When they get it correct.
It turned out eventually that i had the car either Sat or Sunday. The affore mentioned forecast said pick Saturday. A pleasant enough morning but a little disappointing on the bird front. Cresswell at day break had very little. 2 Avocets on the main pool & 4 on the smaller area n. of the causeway. The Phantom Hooded Claw.....sorry, Crow has eluded me for some time now. It comes into the same category as the Invisible Bearded Tits of Druridge. A Barn Owl and the pair of Pintail the highlights ( i never get more than two) on the Budge, nowt being the highlight on the Pool. The walk from Druridge to East Chevington and back was brisk, in more ways than one. I didn't get as far as the north pool instead choosing to spend time on the south loop, beach and in the area of the dunes. Two smart Dunlin and three Ringed Plover the only birds on the shoreline with a single nervous Ringed Plover in the convines of the wire perimeter fence, its mate more than likely hunkered down in there somewhere. The walk in the dunes was enjoyable as the dog walkers hadn't arrived yet. Those Highland Cattle are impressive beasts. Skylarks displaying overhead all the while with the sound of Sedge Warbler ringing out when i passed nearby reedbeds. Shelduck continue to been seen in and over the dunes on many occasions.
The south pool loop was no let down. My favourite place to visit when i'm in the Druridge Bay area.
A Sedge Warbler from Chevington Burn bridge was stunning before i climbed the style leading to the circular walk. More Sedge Warblers (8) belted out, sometimes taking to the air. Not so the single Reed Warbler, it was deep in cover, but sounded fantastic. 2 Grasshopper Warblers, one in the centre of the loop and the other in the far hedge both stopped me in my tracks while i figured out exactly where they were calling from.
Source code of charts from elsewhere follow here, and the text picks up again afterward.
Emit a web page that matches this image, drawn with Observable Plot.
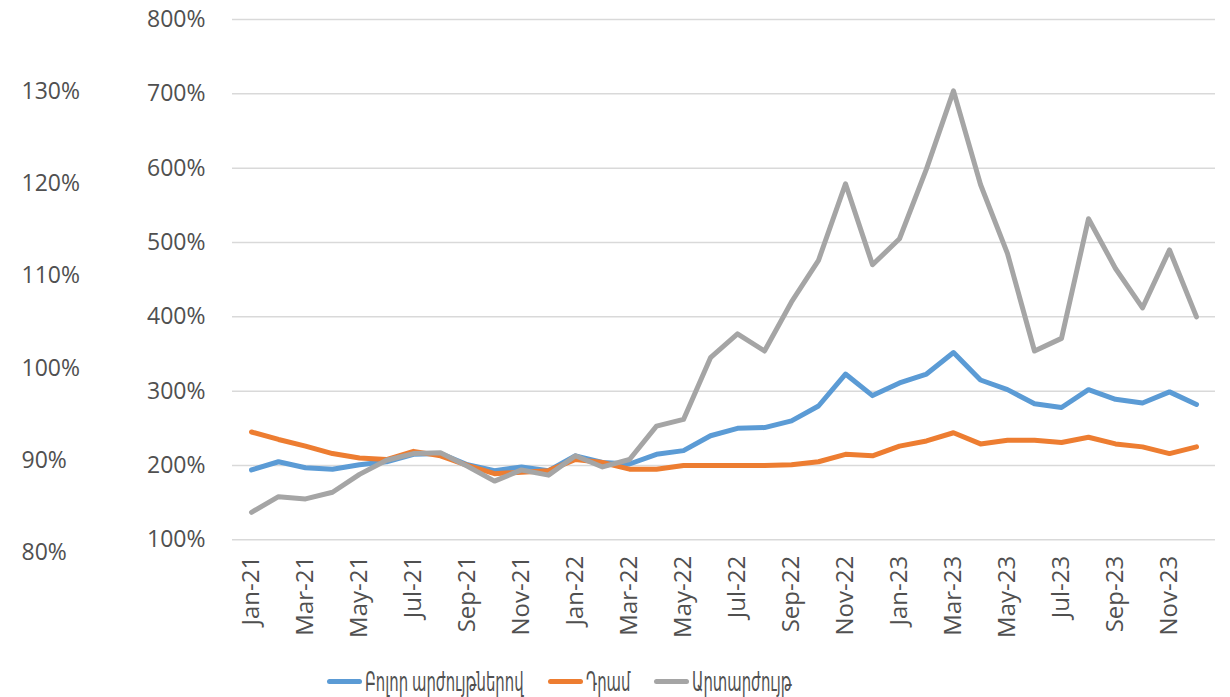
<!DOCTYPE html>
<html><head><meta charset="utf-8">
<script src="https://cdn.jsdelivr.net/npm/d3@7"></script>
<script src="https://cdn.jsdelivr.net/npm/@observablehq/plot@0.6"></script>
<style>
body{margin:0;background:#fff;font-family:"Open Sans","DejaVu Sans",sans-serif;}
#wrap{position:relative;width:1230px;height:697px;}
#main{position:absolute;left:0;top:0;}
#left{position:absolute;left:0;top:0;pointer-events:none;}
#legend{position:absolute;left:327px;top:667px;height:28px;display:flex;align-items:center;gap:24px;font-size:27px;line-height:28px;color:#505050;white-space:nowrap;}
.item{display:flex;align-items:center;}
.sw{width:35px;height:5px;border-radius:3px;margin-right:3px;flex:none;}
.lt{display:inline-block;transform-origin:0 50%;}
</style></head><body>
<div id="wrap"><div id="main"></div><div id="left"></div><div id="legend"></div></div>
<script>
const months = ["Jan-21","Feb-21","Mar-21","Apr-21","May-21","Jun-21","Jul-21","Aug-21","Sep-21","Oct-21","Nov-21","Dec-21",
"Jan-22","Feb-22","Mar-22","Apr-22","May-22","Jun-22","Jul-22","Aug-22","Sep-22","Oct-22","Nov-22","Dec-22",
"Jan-23","Feb-23","Mar-23","Apr-23","May-23","Jun-23","Jul-23","Aug-23","Sep-23","Oct-23","Nov-23","Dec-23"];
const seriesNames = ["Բոլոր արժույթներով","Դրամ","Արտարժույթ"];
const seriesColors = ["#5B9BD5","#ED7D31","#A5A5A5"];
const allCurrencies = [194,205,197,195,201,205,215,216,201,193,198,193,
213,204,202,215,220,240,250,251,260,280,323,294,
311,323,352,315,302,283,278,302,289,284,299,282];
const dram = [245,235,226,216,210,208,219,213,200,189,191,193,
208,204,195,195,200,200,200,200,201,205,215,213,
226,233,244,229,234,234,231,238,229,225,216,225];
const foreign = [137,158,155,164,188,207,216,217,199,179,194,187,
213,198,208,253,262,345,377,354,420,476,579,470,
505,599,704,578,485,354,371,532,465,412,490,400];
const yTicks = [100,200,300,400,500,600,700,800];
const leftTicks = [80,90,100,110,120,130];
const xTickLabels = ["Jan-21","Mar-21","May-21","Jul-21","Sep-21","Nov-21","Jan-22","Mar-22","May-22","Jul-22","Sep-22","Nov-22","Jan-23","Mar-23","May-23","Jul-23","Sep-23","Nov-23"];

const data = [];
[allCurrencies, dram, foreign].forEach((vals, s) =>
  vals.forEach((v, i) => data.push({month: months[i], value: v, series: seriesNames[s]})));

const H = 662;
const font = "'Open Sans','DejaVu Sans',sans-serif";
const textColor = "#505050";
const main = Plot.plot({
  width: 1230, height: H,
  marginTop: 19, marginBottom: H - 539.3, marginLeft: 232, marginRight: 15,
  style: {fontFamily: font, fontSize: "23px", color: textColor, background: "transparent"},
  x: {type: "point", domain: months, padding: 0.5},
  y: {domain: [100, 800]},
  color: {domain: seriesNames, range: seriesColors},
  marks: [
    Plot.ruleY(yTicks, {stroke: "#d9d9d9", strokeWidth: 1.5}),
    Plot.axisY({ticks: yTicks, tickFormat: d => d + "%", tickSize: 0, tickPadding: 27, label: null, fontSize: 23}),
    Plot.axisX({ticks: xTickLabels, tickRotate: -90, tickSize: 0, tickPadding: 16, label: null, fontSize: 24}),
    Plot.line(data, {x: "month", y: "value", stroke: "series", z: "series", strokeWidth: 5,
      strokeLinejoin: "round", strokeLinecap: "round"})
  ]
});
document.getElementById("main").appendChild(main);

const left = Plot.plot({
  width: 120, height: H,
  marginTop: 90.7, marginBottom: H - 552.3, marginLeft: 21, marginRight: 0,
  style: {fontFamily: font, fontSize: "23px", color: textColor, background: "transparent"},
  y: {domain: [80, 130]},
  marks: [
    Plot.axisY({ticks: leftTicks, tickFormat: d => d + "%", tickSize: 0, tickPadding: 0, textAnchor: "start", label: null, fontSize: 23})
  ]
});
document.getElementById("left").appendChild(left);

const legendScale = 0.55;
const legend = document.getElementById("legend");
seriesNames.forEach((name, i) => {
  const item = document.createElement("div");
  item.className = "item";
  const sw = document.createElement("div");
  sw.className = "sw";
  sw.style.background = seriesColors[i];
  const t = document.createElement("span");
  t.className = "lt";
  t.textContent = name;
  item.appendChild(sw); item.appendChild(t);
  legend.appendChild(item);
  const w = t.getBoundingClientRect().width;
  t.style.transform = `scaleX(${legendScale})`;
  t.style.marginRight = `${-w * (1 - legendScale)}px`;
});
</script>
</body></html>
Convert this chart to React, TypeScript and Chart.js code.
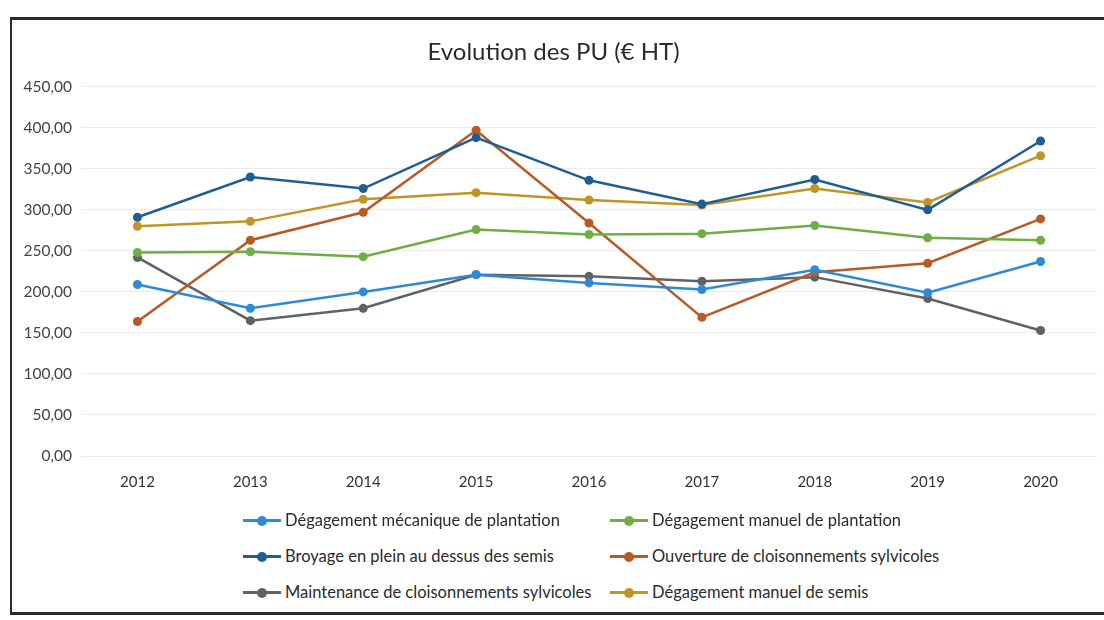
import React, { useEffect, useRef } from "react";
import { Chart, registerables } from "chart.js";

Chart.register(...registerables);

const years = ["2012", "2013", "2014", "2015", "2016", "2017", "2018", "2019", "2020"];
const degMecaPlantation = [209, 180, 200, 221, 211, 203, 227, 199, 237];
const degManuelPlantation = [248, 249, 243, 276, 270, 271, 281, 266, 263];
const broyagePlein = [291, 340, 326, 388, 336, 307, 337, 300, 384];
const ouvertureCloisonnements = [164, 263, 297, 397, 284, 169, 224, 235, 289];
const maintenanceCloisonnements = [242, 165, 180, 221, 219, 213, 218, 192, 153];
const degManuelSemis = [280, 286, 313, 321, 312, 306, 326, 309, 366];

const seriesNames = [
  "Dégagement mécanique de plantation",
  "Dégagement manuel de plantation",
  "Broyage en plein au dessus des semis",
  "Ouverture de cloisonnements sylvicoles",
  "Maintenance de cloisonnements sylvicoles",
  "Dégagement manuel de semis",
];
const seriesColors = ["#2f8ad6", "#6fae45", "#1f5d96", "#b85a26", "#5f6366", "#bf9526"];
const seriesData = [
  degMecaPlantation,
  degManuelPlantation,
  broyagePlein,
  ouvertureCloisonnements,
  maintenanceCloisonnements,
  degManuelSemis,
];

const FONT = "Lato, 'Open Sans', sans-serif";

export default function App() {
  const ref = useRef<HTMLCanvasElement | null>(null);
  useEffect(() => {
    if (!ref.current) return;
    const chart = new Chart(ref.current, {
      type: "line",
      data: {
        labels: years,
        datasets: seriesNames.map((name, i) => ({
          label: name,
          data: seriesData[i],
          borderColor: seriesColors[i],
          backgroundColor: seriesColors[i],
          borderWidth: 2.5,
          pointRadius: 4.5,
          pointHoverRadius: 4.5,
          pointBorderWidth: 0,
          tension: 0,
        })),
      },
      options: {
        animation: false,
        responsive: false,
        maintainAspectRatio: false,
        layout: { padding: { left: 10, right: 7, top: 0, bottom: 8 } },
        plugins: {
          legend: { display: false },
          tooltip: { enabled: false },
          title: {
            display: true,
            text: "Evolution des PU (€ HT)",
            color: "#2b2b2b",
            font: { family: FONT, size: 24, weight: "normal" },
            padding: { top: 38, bottom: 20 },
          },
        },
        scales: {
          x: {
            offset: true,
            grid: { display: false, drawTicks: false },
            border: { display: false },
            ticks: {
              color: "#333",
              font: { family: FONT, size: 15 },
              padding: 17,
            },
          },
          y: {
            min: 0,
            max: 450,
            afterFit: (s: any) => {
              s.width = 71;
            },
            grid: { color: "#ececec", drawTicks: false },
            border: { display: false },
            ticks: {
              stepSize: 50,
              color: "#444",
              padding: 9,
              font: { family: FONT, size: 15.5 },
              callback: (v: any) => Number(v).toFixed(2).replace(".", ","),
            },
          },
        },
      },
    });
    return () => chart.destroy();
  }, []);

  const rowY = [520, 556, 592];
  const colX = [243, 610];

  return (
    <div
      style={{
        position: "fixed",
        left: 0,
        top: 0,
        width: 1104,
        height: 620,
        background: "#fff",
        overflow: "hidden",
      }}
    >
      <div
        style={{
          position: "absolute",
          left: 10,
          top: 17,
          width: 1100,
          height: 592,
          borderLeft: "2px solid #2a2a2a",
          borderTop: "3px solid #2a2a2a",
          borderBottom: "3px solid #2a2a2a",
        }}
      />
      <canvas
        ref={ref}
        width={1104}
        height={516}
        style={{ position: "absolute", left: 0, top: 0, width: 1104, height: 516 }}
      />
      {seriesNames.map((name, i) => {
        const x = colX[i % 2];
        const y = rowY[Math.floor(i / 2)];
        return (
          <div
            key={name}
            style={{
              position: "absolute",
              left: x,
              top: y - 10,
              height: 20,
              display: "flex",
              alignItems: "center",
              fontFamily: FONT,
              fontSize: 16.5,
              color: "#2b2b2b",
              whiteSpace: "nowrap",
            }}
          >
            <span style={{ position: "relative", width: 38, height: 20, marginRight: 4 }}>
              <span
                style={{
                  position: "absolute",
                  left: 0,
                  top: 9,
                  width: 38,
                  height: 3,
                  background: seriesColors[i],
                }}
              />
              <span
                style={{
                  position: "absolute",
                  left: 14,
                  top: 5.5,
                  width: 10,
                  height: 10,
                  borderRadius: 5,
                  background: seriesColors[i],
                }}
              />
            </span>
            <span>{name}</span>
          </div>
        );
      })}
    </div>
  );
}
I got some images of the bird in the hedge but small branches spoilt them. Something caught my eye on the south pools rear fence and for a couple of seconds a Yellow Wagtail sat there. It dropped to the ground, reappeared for a split second then flew off behind the hedge and across the field west. 3 Willow Warblers sang in the trees. Looking over the expanse of reeds this is a brilliant place to watch the Harriers in action with the added bonus of the occasional flyover, mainly by the male. Both Harriers showed on and off. Sometimes interacting with each other, sometimes with the local Corvids.